Cautious people bring many gifts to others. For instance, they are logical thinkers, and they question others to help them develop the best possible outcomes. They are accurate in their work, follow the rules, and help others be more accurate in the efforts they make. Cautious people focus on the task, and they complete what they start. These are the people whom others rely on to creating a plan for action and have the patience to follow the plan. Cautious people are diplomatic with others. They do not need to be in the limelight.

Cautious people do face several challenges when interrelating with others. They tend to deliver chapter and verse messages that are difficult for proactive people to listen to or follow. Cautious people are perfectionists and will not complete projects until their performance is as perfect as they can make it. They require a considerable amount of detailed information to complete a task. They need proof and evidence of the statements they hear. If a statement does not make sense to them, they dismiss it. When they report to a decisive decision maker, they must deliver bottom line information and allow the other person to ask only the questions the person needs answered. Cautious people tend to believe they know the information others need is often not the case. People with this behavioral style do not accept quick changes.

Most people benefit from modifying the use of their behavioral styles. Each style has its own strengths and its limitations.

One person’s strength may induce stress in others without that being his or her intention. The cautious person needs to be prepared to increase his or her pace of communication in a meeting with active outgoing people. Cautious people tend to be reserved, and benefit from being more outgoing when meeting with outgoing people. Cautious people tend to be dogmatic about both the information they have, and how others should respond to it. They are not open to others’ new ideas, and they tend to form strong biases about methods and people.

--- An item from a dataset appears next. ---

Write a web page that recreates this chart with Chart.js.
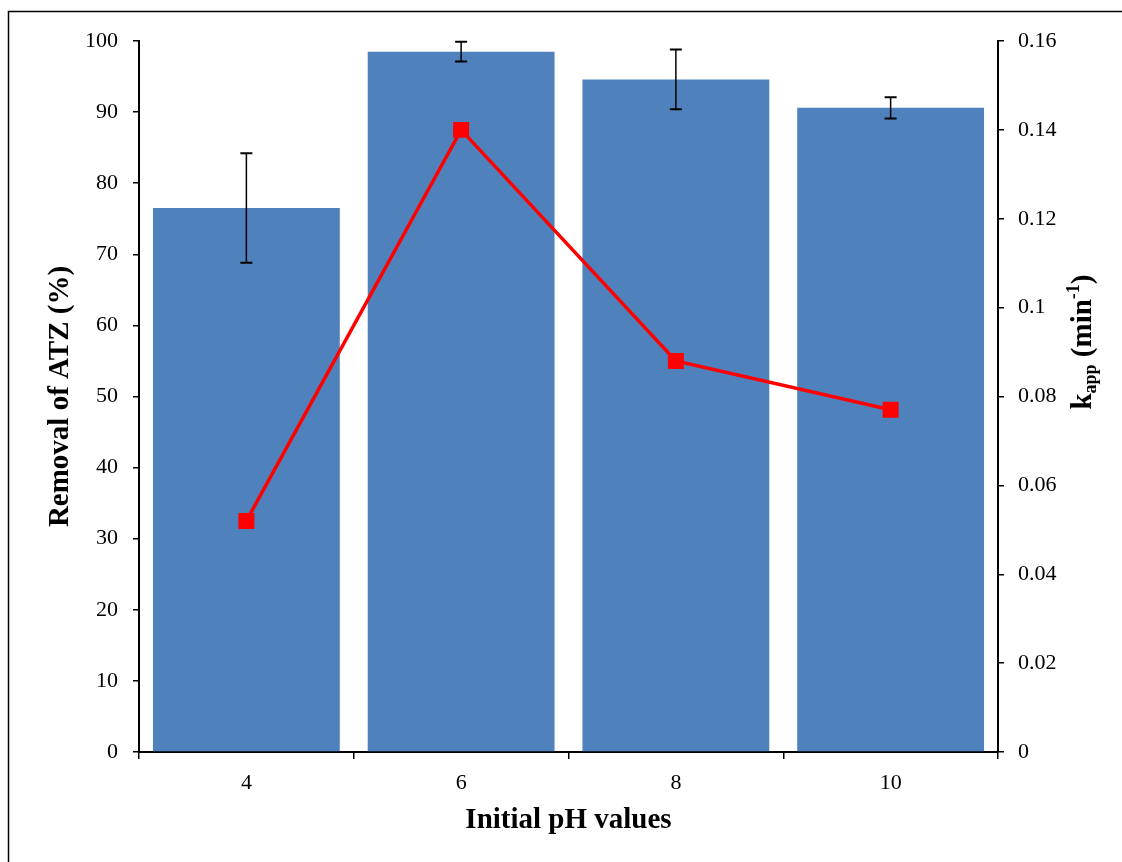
<!DOCTYPE html>
<html>
<head>
<meta charset="utf-8">
<script src="https://cdn.jsdelivr.net/npm/chart.js@4.4.0/dist/chart.umd.min.js"></script>
<style>
  html, body { margin: 0; padding: 0; background: #fff; }
  #wrap { width: 1122px; height: 862px; }
</style>
</head>
<body>
<div id="wrap"><canvas id="chart"></canvas></div>
<script>
// data
const phValues = ['4', '6', '8', '10'];
const removal = [76.5, 98.5, 94.6, 90.6];
const removalErr = [7.7, 1.4, 4.2, 1.5];
const kapp = [0.052, 0.140, 0.088, 0.077];
const leftTicks = [0, 100, 10];
const rightTicks = [0, 0.16, 0.02];

const serif = "'Liberation Serif', 'Times New Roman', serif";

// fond blanc + cadre
const framePlugin = {
  id: 'frame',
  beforeDraw(chart) {
    const ctx = chart.ctx;
    ctx.save();
    ctx.fillStyle = '#fff';
    ctx.fillRect(0, 0, chart.width, chart.height);
    ctx.strokeStyle = '#000';
    ctx.lineWidth = 1.5;
    ctx.strokeRect(8.5, 11.5, chart.width + 20, chart.height + 20);
    ctx.restore();
  }
};

// barres d'erreur
const errorBarPlugin = {
  id: 'errorBars',
  afterDatasetsDraw(chart) {
    const ctx = chart.ctx;
    const meta = chart.getDatasetMeta(1);
    const y = chart.scales.y;
    ctx.save();
    ctx.strokeStyle = '#000';
    meta.data.forEach((bar, i) => {
      const top = y.getPixelForValue(removal[i] + removalErr[i]);
      const bot = y.getPixelForValue(removal[i] - removalErr[i]);
      const x = bar.x;
      ctx.lineWidth = 1.5;
      ctx.beginPath();
      ctx.moveTo(x, top);
      ctx.lineTo(x, bot);
      ctx.stroke();
      ctx.lineWidth = 2;
      ctx.beginPath();
      ctx.moveTo(x - 6, top);
      ctx.lineTo(x + 6, top);
      ctx.moveTo(x - 6, bot);
      ctx.lineTo(x + 6, bot);
      ctx.stroke();
    });
    ctx.restore();
  }
};

// titre axe droit avec indice / exposant
const rightTitlePlugin = {
  id: 'rightTitle',
  afterDraw(chart) {
    const ctx = chart.ctx;
    const cx = 1084, cy = 342;
    const big = 'bold 29px ' + serif;
    const small = 'bold 18px ' + serif;
    const parts = [
      { t: 'k', f: big, dy: 0 },
      { t: 'app', f: small, dy: 7 },
      { t: ' (min', f: big, dy: 0 },
      { t: '-1', f: small, dy: -10 },
      { t: ')', f: big, dy: 0 }
    ];
    ctx.save();
    let total = 0;
    parts.forEach(p => { ctx.font = p.f; p.w = ctx.measureText(p.t).width; total += p.w; });
    ctx.translate(cx, cy);
    ctx.rotate(-Math.PI / 2);
    ctx.fillStyle = '#000';
    ctx.textBaseline = 'middle';
    let x = -total / 2;
    parts.forEach(p => {
      ctx.font = p.f;
      ctx.fillText(p.t, x, p.dy);
      x += p.w;
    });
    ctx.restore();
  }
};

const tickGrid = { drawOnChartArea: false, drawTicks: true, tickLength: 6, color: '#000', lineWidth: 1.5 };

new Chart(document.getElementById('chart'), {
  data: {
    labels: phValues,
    datasets: [
      {
        type: 'line',
        label: 'kapp',
        data: kapp,
        yAxisID: 'y2',
        borderColor: '#FF0000',
        backgroundColor: '#FF0000',
        borderWidth: 3.5,
        pointStyle: 'rect',
        pointRadius: 11.3,
        pointBorderWidth: 0,
        tension: 0,
        order: 0
      },
      {
        type: 'bar',
        label: 'Removal',
        data: removal,
        yAxisID: 'y',
        backgroundColor: '#4F81BD',
        borderWidth: 0,
        barPercentage: 0.87,
        categoryPercentage: 1,
        order: 1
      }
    ]
  },
  options: {
    responsive: true,
    maintainAspectRatio: false,
    animation: false,
    events: [],
    layout: { padding: { left: 0, right: 0, top: 41, bottom: 0 } },
    plugins: {
      legend: { display: false },
      tooltip: { enabled: false }
    },
    scales: {
      x: {
        grid: Object.assign({}, tickGrid, { tickLength: 7, offset: true }),
        border: { color: '#000', width: 2 },
        ticks: { color: '#000', font: { family: serif, size: 22 }, padding: 11 },
        title: {
          display: true,
          text: 'Initial pH values',
          color: '#000',
          font: { family: serif, size: 29, weight: 'bold' },
          padding: { top: 0, bottom: 24 }
        },
        afterFit: s => { s.height = 110; }
      },
      y: {
        position: 'left',
        min: leftTicks[0],
        max: leftTicks[1],
        ticks: { stepSize: leftTicks[2], color: '#000', font: { family: serif, size: 22 }, padding: 15 },
        grid: tickGrid,
        border: { color: '#000', width: 2 },
        title: {
          display: true,
          text: 'Removal of ATZ (%)',
          color: '#000',
          font: { family: serif, size: 29, weight: 'bold' },
          padding: { top: 43, bottom: 0 }
        },
        afterFit: s => { s.width = 139; }
      },
      y2: {
        position: 'right',
        min: rightTicks[0],
        max: rightTicks[1],
        ticks: {
          stepSize: rightTicks[2],
          color: '#000',
          font: { family: serif, size: 22 },
          padding: 14,
          callback: v => String(+v.toFixed(2))
        },
        grid: tickGrid,
        border: { color: '#000', width: 2 },
        afterFit: s => { s.width = 124; }
      }
    }
  },
  plugins: [framePlugin, errorBarPlugin, rightTitlePlugin]
});
</script>
</body>
</html>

A good rule for the “C” behavior person to follow when he or she needs to persuade and active / outgoing person is to be prepared to deliver result oriented information. This kind of communication is stressful for “C’s”, but it will produce outstanding results. After you deliver result oriented information, you need to stop talking and start listening to the questions you will receive. It is important to answer only the questions the person is asking you, even though you have more supportive information to offer.